It certainly isn’t hard to sympathise with Oz (Williamson) in Graham Skipper’s Sequence Break. Oz understands the digital world and electronics, in particular the repair of arcade games. When he is fixing these machines things are simple. It’s the human interaction part of life that he struggles with, Oz isn’t a total reculse but he just keeps to himself. Enter Tess (Therese), a nice, bubbly, geek-pop-culture-dream-girl. Tess and Oz hit it off after Tess approaches Oz in a bar and he reluctantly begins to talk. Oz and Tess have an instant connection and they just ‘get’ each other.
When a mysterious arcade game arrives in the shop, Oz begins to fix it. The game however is not quite what it seems and here is where things get sexy…um no I mean weird…ok weird and sexy – if arcade games are your kink. As Oz plays the game, the button go from hard plastic to squishy, juicy objects of lust. Much like human interactions there are plenty of fluids in the mix at the end of Oz and the machines coupling. As Oz becomes seduced by the machine, he begins to hallucinate and things get even weirder.
Skipper has mixed a romance story with body horror and for the most part it works. There is a clear message in the film but if you don’t want to delve into that, it is also a pretty great body horror flick with the requisite (and exquisite) gooey scenes. The film has some really crazy moments and it shines during these parts. Williamson and Therese are really good together managing to work well within the confines of their under explored characters.
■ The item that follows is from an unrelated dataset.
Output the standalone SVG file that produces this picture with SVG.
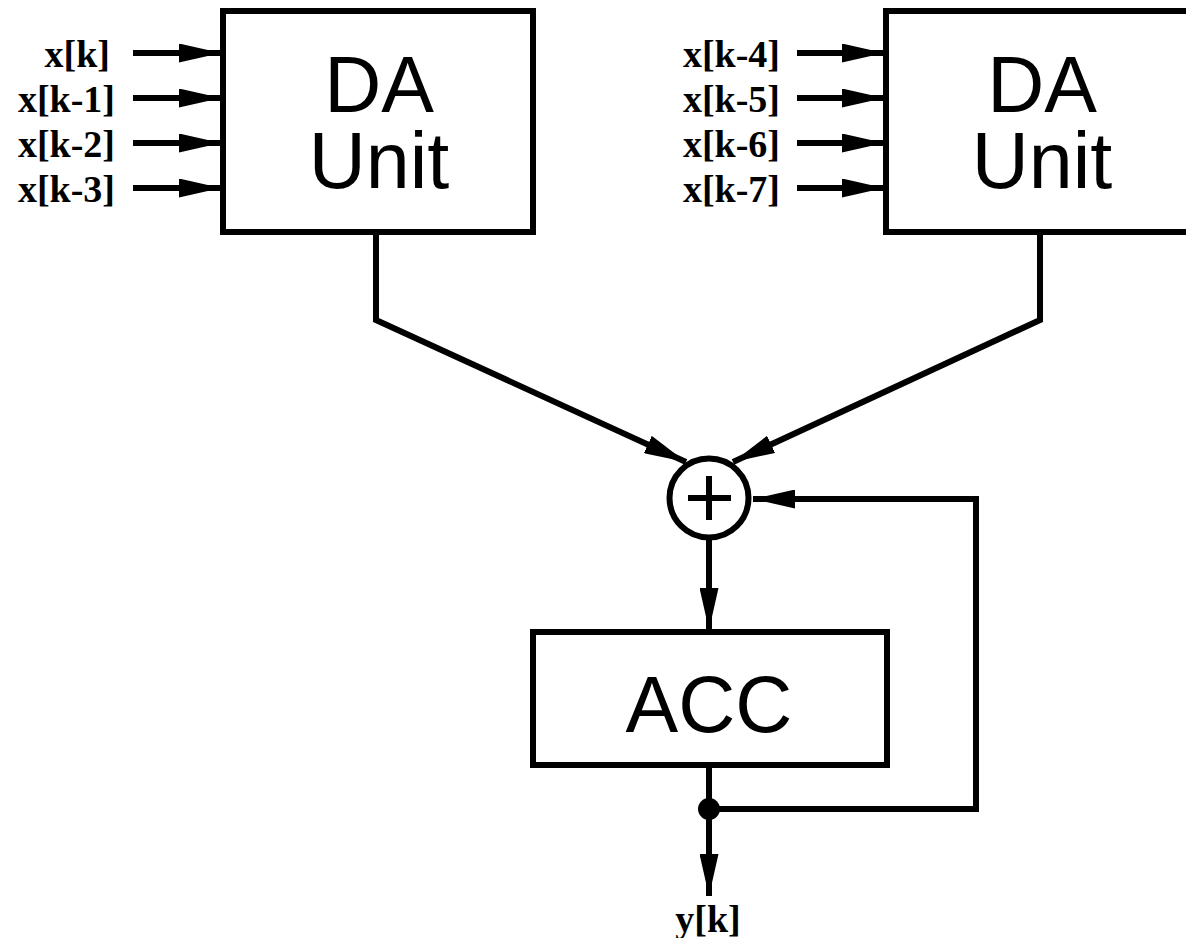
<svg xmlns="http://www.w3.org/2000/svg" width="1186" height="938" viewBox="0 0 1186 938">
<style>
.box{fill:#fff;stroke:#000;stroke-width:6}
.wire{fill:none;stroke:#000;stroke-width:6;stroke-linejoin:miter}
.big{font-family:"Liberation Sans",Arial,sans-serif;font-size:79px;fill:#000;text-anchor:middle}
.lbl{font-family:"Liberation Serif","Times New Roman",serif;font-weight:bold;font-size:38px;fill:#000}
</style>
<defs>
<marker id="ah" viewBox="0 0 42 19" refX="42" refY="9.5" markerWidth="42" markerHeight="19" markerUnits="userSpaceOnUse" orient="auto">
<path d="M0,0 L42,9.5 L0,19 Z" fill="#000"/>
</marker>
</defs>
<rect width="1186" height="938" fill="#fff"/>
<g id="connectors">
<line class="wire" x1="133" y1="53" x2="221" y2="53" marker-end="url(#ah)"/>
<line class="wire" x1="133" y1="98" x2="221" y2="98" marker-end="url(#ah)"/>
<line class="wire" x1="133" y1="143" x2="221" y2="143" marker-end="url(#ah)"/>
<line class="wire" x1="133" y1="188" x2="221" y2="188" marker-end="url(#ah)"/>
<line class="wire" x1="797" y1="53" x2="884" y2="53" marker-end="url(#ah)"/>
<line class="wire" x1="797" y1="98" x2="884" y2="98" marker-end="url(#ah)"/>
<line class="wire" x1="797" y1="143" x2="884" y2="143" marker-end="url(#ah)"/>
<line class="wire" x1="797" y1="188" x2="884" y2="188" marker-end="url(#ah)"/>
<polyline class="wire" points="376,232 376,320 686,462" marker-end="url(#ah)"/>
<polyline class="wire" points="1040,232 1040,320 733,462" marker-end="url(#ah)"/>
<line class="wire" x1="709" y1="540" x2="709" y2="630" marker-end="url(#ah)"/>
<polyline class="wire" points="709,809 976,809 976,499 753,499" marker-end="url(#ah)"/>
<line class="wire" x1="709" y1="765" x2="709" y2="896" marker-end="url(#ah)"/>
<circle cx="709" cy="809" r="11" fill="#000"/>
</g>
<g id="labels-left">
<text class="lbl" x="110" y="67" text-anchor="end">x[k]</text>
<text class="lbl" x="115" y="112" text-anchor="end">x[k-1]</text>
<text class="lbl" x="115" y="157" text-anchor="end">x[k-2]</text>
<text class="lbl" x="115" y="202" text-anchor="end">x[k-3]</text>
</g>
<g id="labels-right">
<text class="lbl" x="780" y="67" text-anchor="end">x[k-4]</text>
<text class="lbl" x="780" y="112" text-anchor="end">x[k-5]</text>
<text class="lbl" x="780" y="157" text-anchor="end">x[k-6]</text>
<text class="lbl" x="780" y="202" text-anchor="end">x[k-7]</text>
</g>
<g id="da1">
<rect class="box" x="223" y="11" width="310" height="221"/>
<text class="big" x="379" y="112">DA<tspan x="379" dy="76">Unit</tspan></text>
</g>
<g id="da2">
<rect class="box" x="886" y="11" width="312" height="221"/>
<text class="big" x="1042" y="112">DA<tspan x="1042" dy="76">Unit</tspan></text>
</g>
<g id="adder">
<circle cx="709" cy="498" r="39.5" fill="#fff" stroke="#000" stroke-width="6"/>
<path d="M688,498 H731 M709,476 V520" stroke="#000" stroke-width="6" fill="none"/>
</g>
<g id="acc">
<rect class="box" x="533" y="632" width="354" height="133"/>
<text class="big" x="709" y="732">ACC</text>
</g>
<g id="output">
<text class="lbl" x="708" y="932" text-anchor="middle">y[k]</text>
</g>
</svg>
It is very tempting to go inside, to become insular. You may have big plans and dreams but the temptation is there to stay in a place that is comfortable but you’ll go nowhere. This is what I think Sequence Break is about – smashing that pattern that has been created, through inaction or indifference. It’s easier and far less scary to say will never happen because I can’t do it, rather than putting it all on the line and following through on what you want to do. Its about having something to fight for, a motivation when doing for yourself isn’t enough. Sequence Break really spoke to me on that and its great when a film (even one about getting busy with a machine) can make you think.